Only tangentially related, but it does relate to tech...
As of earlier this week, I am now Windowless -- I no longer have a load of Windows at my disposal on any of my machines. I built this box some 12 years ago and at the time loaded it with Windows 7, my primary Linux OS (Mepis 11 at the time), and several other Linux offerings I was following at the time. The W7 load and Mepis 11 load were in the primary 500G hard drive, while the rest resided on an identical secondary drive.
Over the years my interest in the other Linux offerings waned and I ended up cleaning them off the secondary drive, leaving it for backups and storage. Later I installed an SSD and moved to a more up to date Linux offering, which I have been running ever since. The load of W7 and M11 remained on the old HDD.

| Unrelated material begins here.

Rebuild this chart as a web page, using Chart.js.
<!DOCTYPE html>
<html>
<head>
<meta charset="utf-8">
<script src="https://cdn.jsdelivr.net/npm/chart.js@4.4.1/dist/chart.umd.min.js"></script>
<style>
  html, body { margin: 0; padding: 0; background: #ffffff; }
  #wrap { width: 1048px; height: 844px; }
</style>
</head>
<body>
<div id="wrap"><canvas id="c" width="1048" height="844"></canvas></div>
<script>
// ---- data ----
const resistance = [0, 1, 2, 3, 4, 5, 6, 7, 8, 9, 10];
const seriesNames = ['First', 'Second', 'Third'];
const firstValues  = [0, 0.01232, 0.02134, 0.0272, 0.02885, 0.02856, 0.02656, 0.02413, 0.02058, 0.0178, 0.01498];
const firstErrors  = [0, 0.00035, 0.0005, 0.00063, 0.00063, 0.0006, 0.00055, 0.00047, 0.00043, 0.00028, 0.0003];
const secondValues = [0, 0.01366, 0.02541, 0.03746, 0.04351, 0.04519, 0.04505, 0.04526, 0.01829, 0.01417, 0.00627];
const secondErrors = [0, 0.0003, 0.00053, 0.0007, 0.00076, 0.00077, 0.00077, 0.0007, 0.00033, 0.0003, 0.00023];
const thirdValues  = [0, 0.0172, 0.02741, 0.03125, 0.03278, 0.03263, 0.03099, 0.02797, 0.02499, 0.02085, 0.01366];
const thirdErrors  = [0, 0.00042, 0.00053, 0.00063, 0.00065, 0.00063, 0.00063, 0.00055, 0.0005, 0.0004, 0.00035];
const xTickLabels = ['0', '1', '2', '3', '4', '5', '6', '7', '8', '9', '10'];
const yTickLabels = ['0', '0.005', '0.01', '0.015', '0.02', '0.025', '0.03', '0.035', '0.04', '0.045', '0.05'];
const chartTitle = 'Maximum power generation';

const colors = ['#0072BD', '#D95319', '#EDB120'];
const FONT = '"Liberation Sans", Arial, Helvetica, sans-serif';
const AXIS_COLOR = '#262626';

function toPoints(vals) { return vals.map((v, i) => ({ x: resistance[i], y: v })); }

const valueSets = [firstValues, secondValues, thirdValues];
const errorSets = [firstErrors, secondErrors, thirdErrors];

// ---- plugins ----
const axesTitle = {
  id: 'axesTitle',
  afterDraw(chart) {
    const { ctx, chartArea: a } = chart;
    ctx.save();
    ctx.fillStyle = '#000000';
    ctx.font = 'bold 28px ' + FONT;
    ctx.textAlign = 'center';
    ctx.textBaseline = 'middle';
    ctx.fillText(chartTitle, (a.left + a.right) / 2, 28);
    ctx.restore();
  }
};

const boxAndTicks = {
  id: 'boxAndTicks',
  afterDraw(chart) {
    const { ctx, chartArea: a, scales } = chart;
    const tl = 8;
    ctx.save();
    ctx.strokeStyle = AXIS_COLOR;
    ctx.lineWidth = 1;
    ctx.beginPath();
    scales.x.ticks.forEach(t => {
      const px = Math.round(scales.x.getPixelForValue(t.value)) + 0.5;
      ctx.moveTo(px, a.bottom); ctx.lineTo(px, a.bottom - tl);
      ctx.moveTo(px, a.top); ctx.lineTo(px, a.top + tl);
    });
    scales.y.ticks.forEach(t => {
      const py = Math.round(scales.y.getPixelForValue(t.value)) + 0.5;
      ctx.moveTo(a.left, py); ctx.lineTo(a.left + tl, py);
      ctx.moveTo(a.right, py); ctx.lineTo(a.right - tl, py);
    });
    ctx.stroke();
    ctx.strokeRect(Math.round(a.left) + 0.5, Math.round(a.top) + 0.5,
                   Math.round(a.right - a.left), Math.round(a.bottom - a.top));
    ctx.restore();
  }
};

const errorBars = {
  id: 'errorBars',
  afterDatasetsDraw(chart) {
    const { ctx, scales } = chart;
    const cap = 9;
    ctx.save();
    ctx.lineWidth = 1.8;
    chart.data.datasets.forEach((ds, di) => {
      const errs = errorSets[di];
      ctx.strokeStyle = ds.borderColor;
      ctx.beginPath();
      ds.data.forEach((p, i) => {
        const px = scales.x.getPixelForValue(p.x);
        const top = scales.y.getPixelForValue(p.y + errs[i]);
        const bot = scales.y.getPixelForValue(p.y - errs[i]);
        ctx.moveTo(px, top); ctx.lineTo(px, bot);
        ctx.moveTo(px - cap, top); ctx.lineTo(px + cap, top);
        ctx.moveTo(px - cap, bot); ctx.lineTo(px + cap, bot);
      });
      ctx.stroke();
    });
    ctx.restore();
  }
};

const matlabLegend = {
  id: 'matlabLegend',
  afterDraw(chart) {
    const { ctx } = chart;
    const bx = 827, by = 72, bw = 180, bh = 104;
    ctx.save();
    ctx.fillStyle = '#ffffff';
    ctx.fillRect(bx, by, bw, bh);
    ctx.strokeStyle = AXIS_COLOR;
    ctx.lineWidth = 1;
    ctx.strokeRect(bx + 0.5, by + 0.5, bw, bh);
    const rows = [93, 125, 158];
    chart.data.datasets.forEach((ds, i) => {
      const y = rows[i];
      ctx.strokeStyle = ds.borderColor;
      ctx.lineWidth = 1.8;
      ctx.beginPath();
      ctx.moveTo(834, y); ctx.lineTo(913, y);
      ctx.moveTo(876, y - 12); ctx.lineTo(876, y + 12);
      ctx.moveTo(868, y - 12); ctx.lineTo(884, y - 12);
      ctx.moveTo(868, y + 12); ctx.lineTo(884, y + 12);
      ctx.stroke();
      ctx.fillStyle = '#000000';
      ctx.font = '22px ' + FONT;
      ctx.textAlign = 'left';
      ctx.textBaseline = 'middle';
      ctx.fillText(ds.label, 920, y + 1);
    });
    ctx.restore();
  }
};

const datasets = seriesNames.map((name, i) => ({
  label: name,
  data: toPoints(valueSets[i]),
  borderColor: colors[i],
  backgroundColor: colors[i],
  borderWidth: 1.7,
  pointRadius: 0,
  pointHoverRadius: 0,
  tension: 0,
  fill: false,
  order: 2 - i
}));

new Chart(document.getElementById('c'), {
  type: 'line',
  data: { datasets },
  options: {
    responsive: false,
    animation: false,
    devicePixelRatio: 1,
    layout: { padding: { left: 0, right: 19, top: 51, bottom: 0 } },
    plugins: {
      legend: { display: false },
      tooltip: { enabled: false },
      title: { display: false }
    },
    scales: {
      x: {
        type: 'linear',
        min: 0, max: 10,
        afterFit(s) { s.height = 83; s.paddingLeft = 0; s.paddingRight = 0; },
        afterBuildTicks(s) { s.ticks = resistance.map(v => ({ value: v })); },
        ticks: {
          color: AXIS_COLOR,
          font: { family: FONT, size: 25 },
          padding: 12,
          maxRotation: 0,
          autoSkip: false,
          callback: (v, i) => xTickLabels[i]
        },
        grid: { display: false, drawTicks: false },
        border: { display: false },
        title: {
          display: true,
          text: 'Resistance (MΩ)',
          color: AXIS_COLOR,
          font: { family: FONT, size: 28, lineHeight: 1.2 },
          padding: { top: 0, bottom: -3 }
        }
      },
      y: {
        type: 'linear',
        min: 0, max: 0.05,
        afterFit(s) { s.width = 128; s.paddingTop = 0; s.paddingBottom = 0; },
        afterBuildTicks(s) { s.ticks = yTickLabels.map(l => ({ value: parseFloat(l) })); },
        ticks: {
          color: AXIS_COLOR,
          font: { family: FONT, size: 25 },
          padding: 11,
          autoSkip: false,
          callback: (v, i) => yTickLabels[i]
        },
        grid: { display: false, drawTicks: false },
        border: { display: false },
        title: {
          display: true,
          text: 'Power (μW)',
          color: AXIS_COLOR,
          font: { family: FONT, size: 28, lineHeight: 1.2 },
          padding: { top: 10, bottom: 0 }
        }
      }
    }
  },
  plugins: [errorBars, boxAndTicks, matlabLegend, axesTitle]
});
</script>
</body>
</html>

W7 got booted a time or two over the years just for the helluvit, and was used once a year to do my taxes with Tax Act. Even at that, a couple years ago Tax Act claimed that they no longer supported W7, but that was more CYA than anything else owing to MSFT dropping support for W7 -- the software actually did work.
Earlier this week I started hearing some odd noises from my computer, very faint, and it came and went. Did a few diagnostic things, and when I went to check the file system integrity on the old hard drive, the thing went tits up -- couldn't access or even mount the drive. Catastrophic failure is the term that's used.
If it was necessary, I might be able to do some low level, high tech geeky stuff to maybe, just maybe salvage the data from the drive, but it's not necessary and I don't care -- everything was copied to my Linux load and that's backed up regularly. For all intents and purposes, that load of Windows was only there for nostalgia or my not having any other use for the drive. Other than the tax software, I've been able to do everything I've wanted with FOSS (Free Open Source Software).
And the best thing is I was able to confirm that I can still use Tax Act when the time comes. They have a browser based online version that I was pretty certain would work. I even called them last year and as far as the gal that answered knew, the online version would work as long as you have a supported, recent browser, like Google Chrome (which is available in Linux) -- she said that's what they told Mac users and she couldn't imagine running Chrome on Linux would be any different. Last year I still downloaded the Windows software and it worked, but after the drive died this week I took another stab at finding out for sure and ended up finding an entry buried in their knowledge base that specifically said to use the web based version in Linux. Sweet.
So what's my point? None really, other than it's kind of a watershed moment to be without software that 95% of the computing world thinks is necessary, and to be totally fine with it. Call me a rebel I guess.